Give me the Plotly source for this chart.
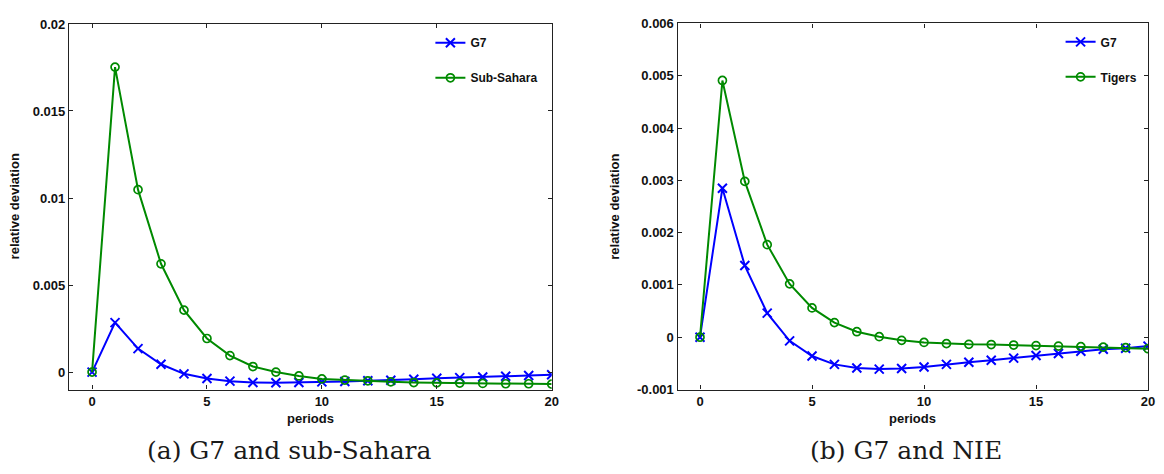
import plotly.graph_objects as go

periods = list(range(21))

# Panel (a): G7 and sub-Sahara
g7_a = [0.0, 0.00284, 0.00135, 0.00045, -0.00010, -0.00037, -0.00052, -0.00060, -0.00061,
        -0.00060, -0.00056, -0.00054, -0.00050, -0.00047, -0.00041, -0.00035, -0.00032,
        -0.00028, -0.00024, -0.00020, -0.00015]
subsahara = [0.0, 0.01752, 0.01048, 0.00622, 0.00356, 0.00193, 0.00095, 0.00032, 0.0,
             -0.00022, -0.00039, -0.00046, -0.00050, -0.00056, -0.00060, -0.00062, -0.00063,
             -0.00065, -0.00067, -0.00067, -0.00069]

# Panel (b): G7 and NIE
g7_b = [0.0, 0.00285, 0.00137, 0.00046, -0.00007, -0.00036, -0.00052, -0.00059, -0.00061,
        -0.00060, -0.00057, -0.00052, -0.00048, -0.00044, -0.00040, -0.00035, -0.00031,
        -0.00027, -0.00023, -0.00021, -0.00017]
tigers = [0.0, 0.00491, 0.00298, 0.00177, 0.00102, 0.00056, 0.00028, 0.000105, 0.00001,
          -0.00006, -0.00010, -0.000123, -0.000136, -0.00014, -0.00015, -0.00016, -0.00017,
          -0.00018, -0.00019, -0.00020, -0.00022]

x_ticks = [0, 5, 10, 15, 20]
y_ticks_a = [0, 0.005, 0.01, 0.015, 0.02]
y_labels_a = ["0", "0.005", "0.01", "0.015", "0.02"]
y_ticks_b = [-0.001, 0, 0.001, 0.002, 0.003, 0.004, 0.005, 0.006]
y_labels_b = ["-0.001", "0", "0.001", "0.002", "0.003", "0.004", "0.005", "0.006"]

caption_a = "(a) G7 and sub-Sahara"
caption_b = "(b) G7 and NIE"

BLUE = "#0000ff"
GREEN = "#008a00"
SANS = "Liberation Sans"

fig = go.Figure()


def add_series(x, y, name, color, symbol, xa, ya, legend, group):
    is_circle = "circle" in symbol
    fig.add_trace(go.Scatter(
        x=x, y=y, name=name, mode="lines+markers",
        line=dict(color=color, width=2),
        marker=dict(symbol=symbol, size=8 if is_circle else 9,
                    color=color, line=dict(color=color, width=1.7 if is_circle else 2)),
        xaxis=xa, yaxis=ya, legend=legend, legendgroup=group,
    ))


add_series(periods, g7_a, "G7", BLUE, "x-thin-open", "x", "y", "legend", "a1")
add_series(periods, subsahara, "Sub-Sahara", GREEN, "circle-open", "x", "y", "legend", "a2")
add_series(periods, g7_b, "G7", BLUE, "x-thin-open", "x2", "y2", "legend2", "b1")
add_series(periods, tigers, "Tigers", GREEN, "circle-open", "x2", "y2", "legend2", "b2")

tickfont = dict(family=SANS, size=13, color="#111", weight="bold")
axis_common = dict(
    showline=True, linecolor="#222", linewidth=1.3, mirror="ticks",
    ticks="inside", ticklen=4, tickwidth=1, tickcolor="#222",
    showgrid=False, zeroline=False, tickfont=tickfont,
)

fig.update_layout(
    autosize=True,
    margin=dict(l=0, r=0, t=0, b=0),
    paper_bgcolor="white", plot_bgcolor="white",
    xaxis=dict(domain=[69.5 / 1164, 555 / 1164], range=[-1, 20],
               tickvals=x_ticks, anchor="y", **axis_common),
    yaxis=dict(domain=[1 - 395 / 474, 1 - 17.5 / 474], range=[-0.001, 0.02],
               tickvals=y_ticks_a, ticktext=y_labels_a, anchor="x", **axis_common),
    xaxis2=dict(domain=[681.7 / 1164, 1155 / 1164], range=[-1, 20],
                tickvals=x_ticks, anchor="y2", **axis_common),
    yaxis2=dict(domain=[1 - 395 / 474, 1 - 17 / 474], range=[-0.001, 0.006],
                tickvals=y_ticks_b, ticktext=y_labels_b, anchor="x2", **axis_common),
    legend=dict(x=433 / 1164, y=1 - 22 / 474, xanchor="left", yanchor="top",
                bgcolor="rgba(0,0,0,0)", traceorder="grouped", tracegroupgap=16,
                font=dict(family=SANS, size=12, color="#111", weight="bold")),
    legend2=dict(x=1067 / 1164, y=1 - 21 / 474, xanchor="left", yanchor="top",
                 bgcolor="rgba(0,0,0,0)", traceorder="grouped", tracegroupgap=16,
                 font=dict(family=SANS, size=12, color="#111", weight="bold")),
)

title_font = dict(family=SANS, size=13, color="#111", weight="bold")
serif = dict(family="DejaVu Serif", size=25, color="#1a1a1a")

annotations = [
    dict(text="relative deviation", x=15 / 1164, y=1 - 206 / 474, textangle=-90,
         font=title_font),
    dict(text="periods", x=312 / 1164, y=1 - 425 / 474, font=title_font),
    dict(text="relative deviation", x=618 / 1164, y=1 - 206 / 474, textangle=-90,
         font=title_font),
    dict(text="periods", x=918 / 1164, y=1 - 425 / 474, font=title_font),
    dict(text=caption_a, x=291 / 1164, y=1 - 458 / 474, font=serif),
    dict(text=caption_b, x=911 / 1164, y=1 - 458 / 474, font=serif),
]
for a in annotations:
    a.update(xref="paper", yref="paper", showarrow=False, xanchor="center", yanchor="middle")
fig.update_layout(annotations=annotations)

post = """
var s = document.createElement('style');
s.textContent = 'html,body{margin:0;padding:0;overflow:hidden;width:100vw;height:100vh;}'
  + 'body>div{margin:0;padding:0;}';
document.head.appendChild(s);
var gd = document.getElementsByClassName('plotly-graph-div')[0];
gd.style.position = 'absolute'; gd.style.left = '0'; gd.style.top = '0';
gd.style.width = '100vw'; gd.style.height = '100vh';
Plotly.Plots.resize(gd);
"""

fig.write_html(
    "out.html",
    config={"displayModeBar": False, "responsive": True},
    default_width="100vw",
    default_height="100vh",
    post_script=post,
)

────────

• Task to complete:
From the top of the listing above, repeat each line exactly until you reach the line containing "periods = list(range(21))", and repeat that one too. Leave the pictures out.

• Response to the task:
Give me the Plotly source for this chart.
import plotly.graph_objects as go

periods = list(range(21))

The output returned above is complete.